Only 5 percent of pregnant women deliver their baby on their due date; the rest are usually off by anything from days to several weeks. While this may not seem like a big deal, it can throw a mother’s schedule into chaos, especially if she works full-time and has to plan for maternity leave and care.

But new research published in BJOG: An International Journal of Obstetrics and Gynaecology describes a routine screening test that could help doctors estimate a more precise due date by measuring cervical length. Measuring cervical length is currently used to identify a woman’s risk of premature labor, as a shorter cervix typically means labor is likely to happen soon. The researchers hypothesized that the same measurement might also be able to predict birth at term too, so they gathered all the past studies (many with conflicting results) on the technique to get closer to a conclusion.

“Measuring cervical length via ultrasound at around 37-39 weeks can give us a better sense of whether a mother delivers soon or not,” Dr. Vincenzo Berghella, director of maternal fetal medicine at Thomas Jefferson University Hospital and lead author of the study, said in the press release.

Cervical length can provide information about labor due to the changes that occur in its size and softness. When the cervix begins to soften and change shape into a shorter cone, which would allow the baby to move toward the birth canal, a woman is likely to be entering labor soon.

Berghella and his team gathered data from five different studies that provided info on 735 women with single-child pregnancies. They found that when the cervix measured more than 30 millimeters on a mother’s due date, she had a lower than 50 percent chance of delivering within seven days. If the cervix measured 10 mm or less, however, her likelihood of delivering within seven days was much higher — at 85 percent.

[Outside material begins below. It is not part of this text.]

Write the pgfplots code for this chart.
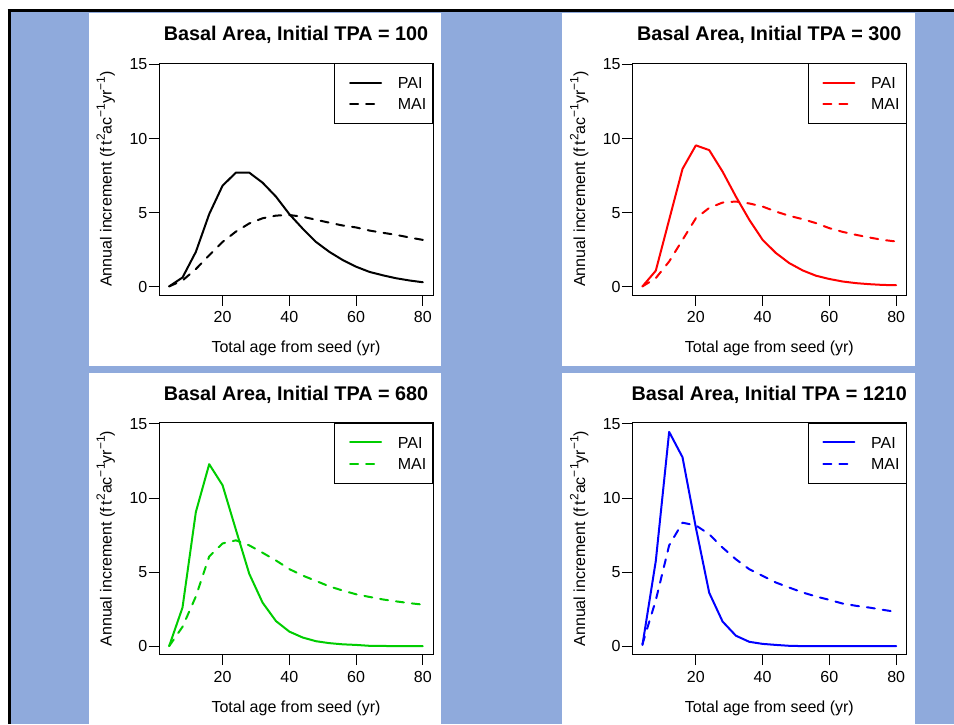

More precise due dates could give women more leeway in planning for their pregnancy and childbirth — especially among busy mothers who work part- or full-time. Paid maternity leave (and even paternity leave) aren’t guaranteed for everyone, so it can often be a stressful, nerve-wracking time for mothers to adjust to a post-baby schedule. Knowing when labor will occur, and when to plan for maternity leave, could help reduce some of the stress and anxiety that comes with childbirth.

In addition, the months leading up to childbirth — and the following year — are essential to the health of both mother and child. Research shows time after time that having time to care for a baby after childbirth boosts both mother and child mental health, improves vaccination rates, lowers the infant mortality rate, and increases the amount of time for breastfeeding. Breastfeeding has been linked to numerous health benefits for both mother and child as well, such as a stronger immune system and improved cognitive function later in life for the infant.

“Women always ask for a better sense of their delivery date in order to help them prepare for work leave, or to make contingency plans for sibling-care during labor,” Berghella said in the press release. “These are plans which help reduce a woman’s anxiety about the onset of labor. But having a better sense can also help obstetricians provide information that could help improve or even save a mother or baby’s life.”

Source: Saccone G, Simonetti B, Berghella V. Transvaginal ultrasound cervical length for prediction of spontaneous labour at term: a systematic review and meta-analysis. BJOG: An International Journal of Obstetrics and Gynaecology. 2015.